The valve train was in decent shape from the visual inspection conducted with the head still on the engine.
Take a look at how I kept the mess contained:
This is going to take a while to post because of the pic per post limit.
Background:
My parents' 91 civic hatch engine died. I haven't diagnosed what the actual cause of it was yet, but that doesn't change the fact that it is dead. I decided the best and least expensive course of action would be to rebuild another engine and drop it into the car. Since they acquired another vehicle as a DD, they weren't in a hurry to get the civic back up and running. That took considerable pressure off me as I have never undertaken anything like this before. Some of the stuff I have to do was pretty ghetto and I highly recommend seeking out the right tools and or the right methods for doing things.
Tools you need:
10, 12, 14, 17, and 19mm 6 point sockets (deep well preferred)

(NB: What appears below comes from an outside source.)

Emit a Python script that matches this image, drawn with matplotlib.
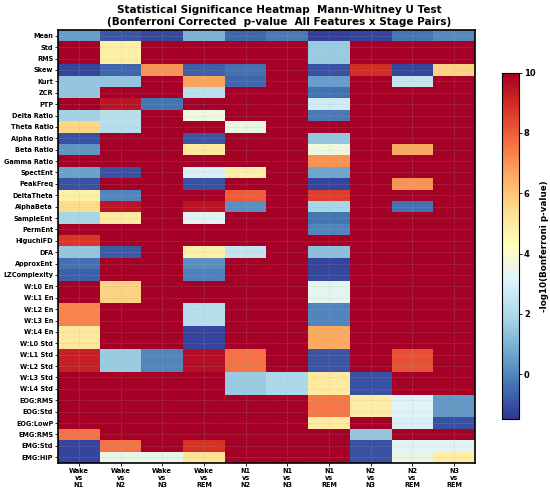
import numpy as np
import matplotlib
matplotlib.use('Agg')
import matplotlib.pyplot as plt

FEATURES = ['Mean', 'Std', 'RMS', 'Skew', 'Kurt', 'ZCR', 'PTP', 'Delta Ratio', 'Theta Ratio',
            'Alpha Ratio', 'Beta Ratio', 'Gamma Ratio', 'SpectEnt', 'PeakFreq', 'DeltaTheta',
            'AlphaBeta', 'SampleEnt', 'PermEnt', 'HiguchiFD', 'DFA', 'ApproxEnt', 'LZComplexity',
            'W:L0 En', 'W:L1 En', 'W:L2 En', 'W:L3 En', 'W:L4 En', 'W:L0 Std', 'W:L1 Std',
            'W:L2 Std', 'W:L3 Std', 'W:L4 Std', 'EOG:RMS', 'EOG:Std', 'EOG:LowP', 'EMG:RMS',
            'EMG:Std', 'EMG:HiP']

PAIRS = ['Wake\nvs\nN1', 'Wake\nvs\nN2', 'Wake\nvs\nN3', 'Wake\nvs\nREM', 'N1\nvs\nN2',
         'N1\nvs\nN3', 'N1\nvs\nREM', 'N2\nvs\nN3', 'N2\nvs\nREM', 'N3\nvs\nREM']

# -log10(Bonferroni p), one row per feature, columns follow PAIRS
NEG_LOG_P = [
    [0.5, -0.9, -1.1, 1.0, -0.6, -0.2, -1.3, -1.2, -0.3, 0.1],   # Mean
    [10, 4.8, 10, 10, 10, 10, 1.6, 10, 10, 10],                  # Std
    [10, 4.8, 10, 10, 10, 10, 1.6, 10, 10, 10],                  # RMS
    [-1.2, -0.6, 7.0, -0.7, -0.4, 10, -1.0, 8.9, -1.2, 5.7],     # Skew
    [1.5, 1.5, 10, 6.7, -0.6, 10, 0.5, 10, 2.5, 10],             # Kurt
    [1.5, 10, 10, 2.3, 10, 10, -0.4, 10, 10, 10],                # ZCR
    [10, 9.5, -0.3, 10, 10, 10, 2.8, 10, 10, 10],                # PTP
    [1.8, 2.2, 10, 3.6, 10, 10, -0.2, 10, 10, 10],               # Delta Ratio
    [5.6, 2.2, 10, 10, 3.5, 10, 10, 10, 10, 10],                 # Theta Ratio
    [-1.0, 10, 10, -0.9, 10, 10, 1.5, 10, 10, 10],               # Alpha Ratio
    [0.3, 10, 10, 5.1, 10, 10, 3.6, 10, 6.6, 10],                # Beta Ratio
    [10, 10, 10, 10, 10, 10, 7.0, 10, 10, 10],                   # Gamma Ratio
    [0.6, -1.0, 10, 3.0, 4.7, 10, 0.7, 10, 10, 10],              # SpectEnt
    [-1.0, 10, 10, -1.0, 10, 10, -1.2, 10, 7.0, 10],             # PeakFreq
    [4.8, 0.0, 10, 10, 8.0, 10, 8.6, 10, 10, 10],                # DeltaTheta
    [5.5, 9.5, 10, 9.5, 0.2, 10, 1.9, 10, -0.4, 10],             # AlphaBeta
    [1.9, 5.0, 10, 3.2, 10, 10, -0.3, 10, 10, 10],               # SampleEnt
    [10, 10, 10, 10, 10, 10, 0.0, 10, 10, 10],                   # PermEnt
    [8.7, 10, 10, 10, 10, 10, 10, 10, 10, 10],                   # HiguchiFD
    [1.5, -0.8, 10, 4.8, 2.5, 10, 1.3, 10, 10, 10],              # DFA
    [-0.4, 10, 10, 0.2, 10, 10, -1.2, 10, 10, 10],               # ApproxEnt
    [-0.7, 10, 10, -0.1, 10, 10, -1.1, 10, 10, 10],              # LZComplexity
    [10, 5.7, 10, 10, 10, 10, 3.3, 10, 10, 10],                  # W:L0 En
    [10, 5.7, 10, 10, 10, 10, 3.3, 10, 10, 10],                  # W:L1 En
    [7.3, 10, 10, 2.2, 10, 10, 0.0, 10, 10, 10],                 # W:L2 En
    [7.3, 10, 10, 2.2, 10, 10, 0.0, 10, 10, 10],                 # W:L3 En
    [5.1, 10, 10, -1.2, 10, 10, 6.6, 10, 10, 10],                # W:L4 En
    [5.1, 10, 10, -1.2, 10, 10, 6.6, 10, 10, 10],                # W:L0 Std
    [9.2, 1.6, 0.0, 9.6, 7.6, 10, -0.9, 10, 8.2, 10],            # W:L1 Std
    [9.2, 1.6, 0.0, 9.6, 7.6, 10, -0.9, 10, 8.2, 10],            # W:L2 Std
    [10, 10, 10, 10, 1.6, 2.0, 5.0, -1.0, 10, 10],               # W:L3 Std
    [10, 10, 10, 10, 1.6, 2.0, 5.0, -1.0, 10, 10],               # W:L4 Std
    [10, 10, 10, 10, 10, 10, 7.5, 4.9, 3.1, 0.4],                # EOG:RMS
    [10, 10, 10, 10, 10, 10, 7.5, 4.9, 3.1, 0.4],                # EOG:Std
    [10, 10, 10, 10, 10, 10, 5.0, 10, 3.0, -1.0],                # EOG:LowP
    [7.6, 10, 10, 10, 10, 10, 10, 1.5, 10, 10],                  # EMG:RMS
    [-1.2, 7.6, 10, 8.8, 10, 10, 10, -1.0, 3.2, 3.2],            # EMG:Std
    [-1.2, 3.4, 3.4, 5.2, 10, 10, 10, -1.0, 3.4, 4.9],           # EMG:HiP
]

data = np.array(NEG_LOG_P)

fig = plt.figure(figsize=(5.5, 4.93), dpi=100)
ax = fig.add_axes([0.1055, 0.061, 0.758, 0.878])
cax = fig.add_axes([0.9127, 0.1495, 0.031, 0.703])

im = ax.imshow(data, cmap='RdYlBu_r', aspect='auto', vmin=-1.5, vmax=10,
               interpolation='nearest')

ax.set_xticks(range(len(PAIRS)))
ax.set_xticklabels(PAIRS, fontsize=4.7, fontweight='bold')
ax.set_yticks(range(len(FEATURES)))
ax.set_yticklabels(FEATURES, fontsize=4.7, fontweight='bold')
ax.tick_params(length=2, width=0.6, pad=1.5)
ax.grid(True, alpha=0.3, linestyle='--', linewidth=0.5)
for s in ax.spines.values():
    s.set_linewidth(1.2)

cbar = fig.colorbar(im, cax=cax)
cbar.set_ticks([0, 2, 4, 6, 8, 10])
cbar.ax.tick_params(labelsize=6, length=2, width=0.6, pad=1.5)
for t in cbar.ax.get_yticklabels():
    t.set_fontweight('bold')
cbar.set_label('-log10(Bonferroni p-value)', fontsize=6.3, fontweight='bold', labelpad=3)

fig.suptitle('Statistical Significance Heatmap  Mann-Whitney U Test\n'
             '(Bonferroni Corrected  p-value  All Features x Stage Pairs)',
             fontsize=7.5, fontweight='bold', y=0.99, x=0.507, linespacing=1.2)

plt.savefig('out.png', dpi=100)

17mm 12 point sockets for the flywheel bolts
Ratchet
Valve spring compressor
Ring compressor
3" (76mm) Bottle Brush Hone
Variable speed drill (cordless preferred)
1qt. ATF
Empty 2L soda bottle
Engine stand
Brake or carb cleaner
Plenty of BOUNTY paper towels (Bounty is stronger, has less lint/fuzz and lets you see if stuff is REALLY clean unlike other shop towels)
Paint mixing stick
Mallet
Two flat pieces of wood or thick metal
Bench vise
Catch pan or tray to keep your floor mostly clean
Container to organize the valve train parts
Long-handled and nosed needle nose pliers
Parts you need:
Assembly lube (usually red Permatex stuff in a small squeeze bottle)
Top and bottom end gasket kit (Paying for the OEM unnecessary)
Timing belt
Timing belt tensioner
Water pump
Permatex gray gasket maker
Copper gasket pray (optional)
Thermostat
So, lets take a look at what we have to work with!
Here we go at the humble beginnings of tearing it down to inspect it for what it would need and to see if it was even useable.
There it is, up on the stand. Yay! Lets get to work!
First, I had to take off the flywheel to mount the head of the engine stand to the engine. Most flywheel bolts aren't too hard to get out, but it helps to have some method of locking the flywheel so it won't spin while you
take it off. What to do? Make a cheap, effective tool!
Here it is:
Here is a close-up of the end of the tool, my apologies for the fuzzy pic.
The car this engine had come from had probably had a newer clutch put on at one point in time or another as there was thread locker on the threads, which was another reason why I had so much trouble getting the flywheel off.
I then mounted the head of the engine stand onto the engine using 12x1.25mm bolts I found at Lowe's. Another method is to just buy a length of threaded rod from McMaster and cut it to length. Also, I would
highly recommend getting a tap and die in this size. This makes like less frustrating, as having messed up threads in this area will ruin your day (life) for a while. There isn't much extra material around most of these bolts for the transmission, so ruining the threads there makes using a helicoil or other type of thread repair system that much more difficult. You won't find this size tap and die in most hardware stores, though. I had to buy mine through a tool company in New Jersey. (I call Staten Island home.)
I then Took off the valve cover to find this crusty mess:
That was pretty typical of most of the innards of the engine.
The valve train was in decent shape from the visual inspection conducted with the head still on the engine.